Oh yeah...I don't use a starter either...and the batch takes off really fast! Last time was about 8-9 hours.
 

Joseph Listan
Advanced Member
Username: Poonstab

Post Number: 708
Registered: 03-2003
Posted on Tuesday, June 14, 2005 - 03:16 pm:   Edit Post Delete Post View Post/Check IP    Ban Poster IP (Moderator/Admin only)

Vince,

I decant and pitch when it is up to three months old. The difference in lag time is only a few hours (less than 8). When it is less than a month old I see activity in less than 8 hours. Between one and three months I see activity within 16 hours (I'm asleep for the difference, but I typically go to bed about 8 hours after pitching [no activity] and wake up to a good kreusen). I imagine it is well under 16 hours. Either way, I aerate well and the ferment is plenty healthy.

I have done this with both WY 1968 and WY 1728, with similar results.

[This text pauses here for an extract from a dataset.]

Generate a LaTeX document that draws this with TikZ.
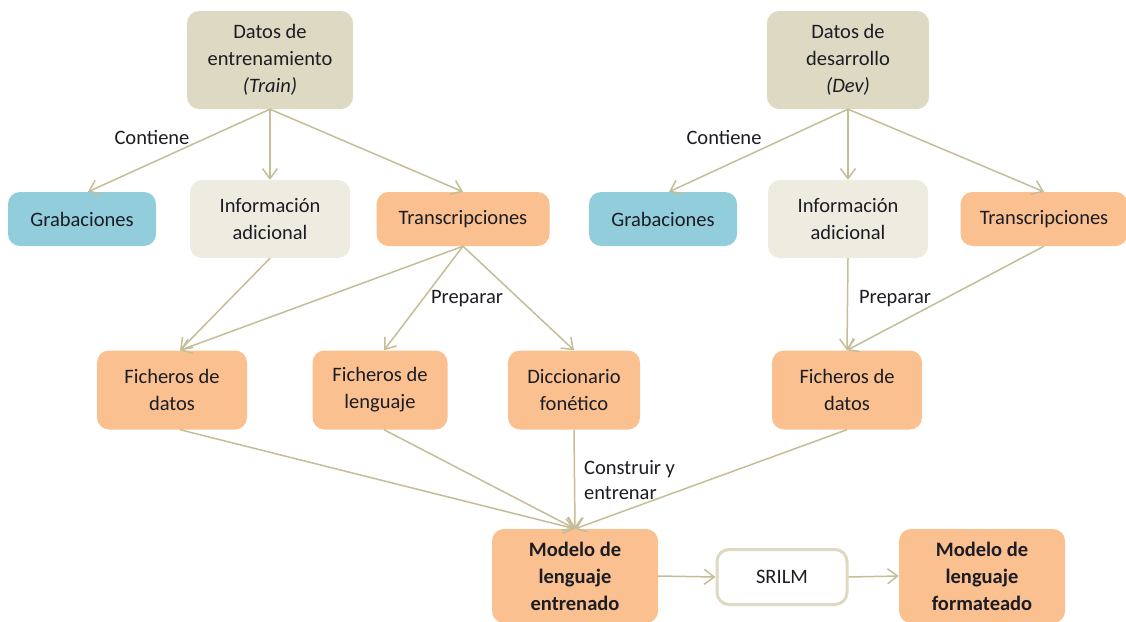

Always been good enough for me.
 

Michael Michaelsen
Junior Member
Username: Mikemike

Post Number: 60
Registered: 12-2004
Posted on Tuesday, June 14, 2005 - 03:42 pm:   Edit Post Delete Post View Post/Check IP    Ban Poster IP (Moderator/Admin only)

How much slurry do you use for a 5gl batch without making a starter?
 

Joseph Listan
Advanced Member
Username: Poonstab

Post Number: 709
Registered: 03-2003
Posted on Tuesday, June 14, 2005 - 03:50 pm:   Edit Post Delete Post View Post/Check IP    Ban Poster IP (Moderator/Admin only)

I'm pitching about 1/3 to 1/2 quart of slurry (the rest of the quart is beer) into ten gallons.
 

Paul Erbe
Member
Username: Perbe

Post Number: 237
Registered: 05-2001
Posted on Tuesday, June 14, 2005 - 04:23 pm:   Edit Post Delete Post View Post/Check IP    Ban Poster IP (Moderator/Admin only)

Vince - No. The yeast I use the most is 1272 and almost all of the beers are in the 1.050-1.075 range. I suppose if I was going to do a big beer in the 1.090 - 1.1 or greater I would either pitch right on the whole cake or start one of my smaller slurries in a gallon or two.
"You can't be a real country unless you have a beer and an airline. It helps if you have some kind of a football team, or some nuclear weapons, but at the very least, you need a beer."